A fair question and the right answer at Peyton Manning's retirement press conference

We interrupt this retirement press conference for a question about something that happened 20 years ago ...

From what I gather, a lot of people are upset that a reporter, Lindsay Jones of USA Today, asked Peyton Manning about an incident in the training room when he was a junior at the University of Tennessee in February 1996. How dare she, they say, suggesting this was neither the time nor the place for such a question.

Sorry, but it was precisely the right time and the right place. Thanks to a race-baiting column in the New York Daily News a month ago, it was the elephant in the room. Somebody had to ask about it.

Whether intended or not, Jones' question allowed Manning to address a subject he had previously avoided. The reporter actually did him a favor.

"It is sad that some people don't understand the truth and the facts," Manning said. "I did not do what has been alleged. And I am not interested in re-litigating something that happened when I was 19 years old."

There you have it: a denial. It's on the record. Monday's account coincides with the testimony Manning gave in a deposition on March 12, 2003. It's right there on pages 188-189 on Part II of a two-day deposition in a defamation lawsuit brought by former training Jamie Naughright after publication of an otherwise forgettable book.

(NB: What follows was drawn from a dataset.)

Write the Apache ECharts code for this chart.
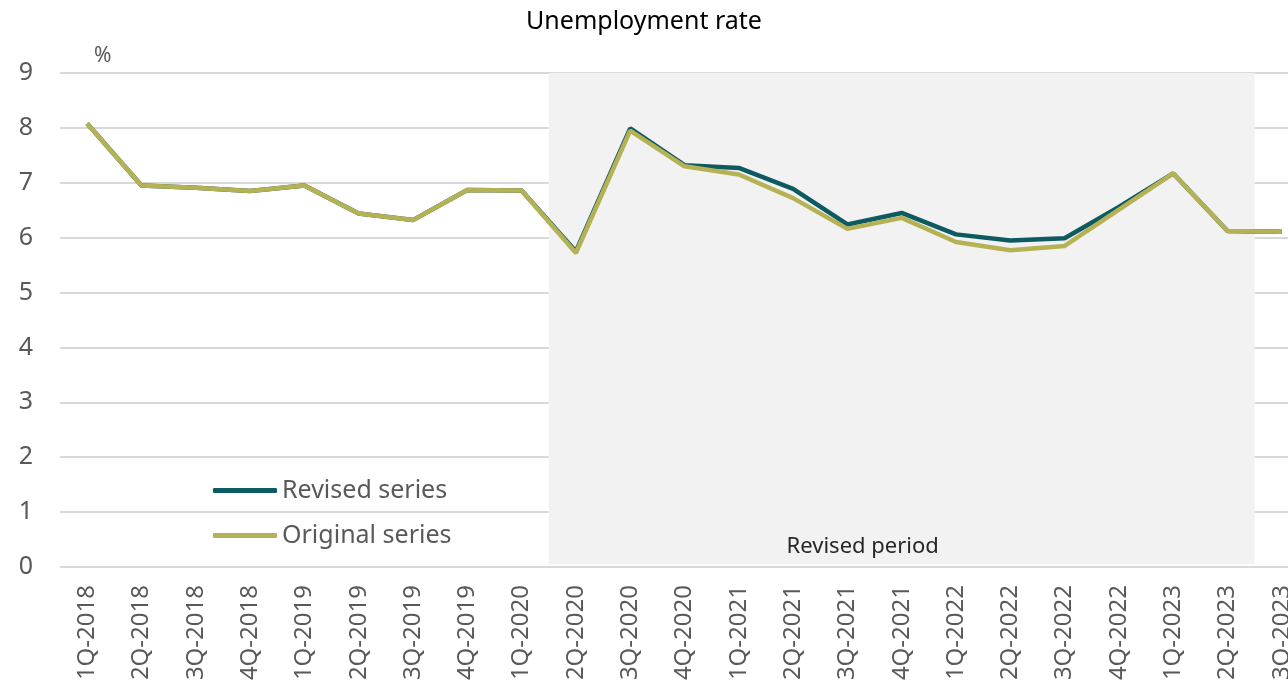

You know the story so I won't rehash it in great detail here. Naughright alleged Manning placed his genitals and rectum on her forehead while she was examining his foot in the training room. Manning contended he was merely -- and briefly -- mooning another athlete, Malcolm Saxon, and nothing was directed at Naughright.

Initially, Naughright stated that Manning "pulled his pants down and exposed himself to me as I was bent over examining his foot after asking me several personal questions." That was one of 27 incidents listed by Naughright in an employment discrimination complaint filed on Aug. 27, 1996. UT ultimately settled the matter for $300,000.

And that's where things should have ended. But Manning, via ghost writer John Underwood, referred to Naughright as having a "vulgar mouth" in the book. Naughright sued for defamation.

Documents related to that lawsuit were the basis for the column by Shaun King in the Daily News that resurrected the story. As I've written before, The Tennessean and other media outlets covered the stories of the training-room incident and the defamation suit. I've got hundreds of pages of depositions and other court filings to prove how deeply it was examined.

The fact that somebody with a national audience became aware of the allegations in the days following Super Bowl 50 does not diminish the fact that it is old news.

Right here, let me say something about Jamie Naughright. Some in the media with agendas of their own have gone out of their way to discredit her. Indeed, she appears to have been guilty of some rather uneven behavior in recent years. But at the time she filed the defamation lawsuit and prior to its settlement, I considered her a very credible person.

In those days, I spent a lot of time talking to her on the phone. In fact, a colleague and I were preparing to go to Florida to meet with her and then cover the court case when we learned it had been settled for an undisclosed sum.

On Monday, at the press conference where Manning announced he was retiring from football after an 18-year NFL career, the incident and its aftermath were revisiting. He addressed it.

Maybe now we can move on. I bet Peyton Manning already has.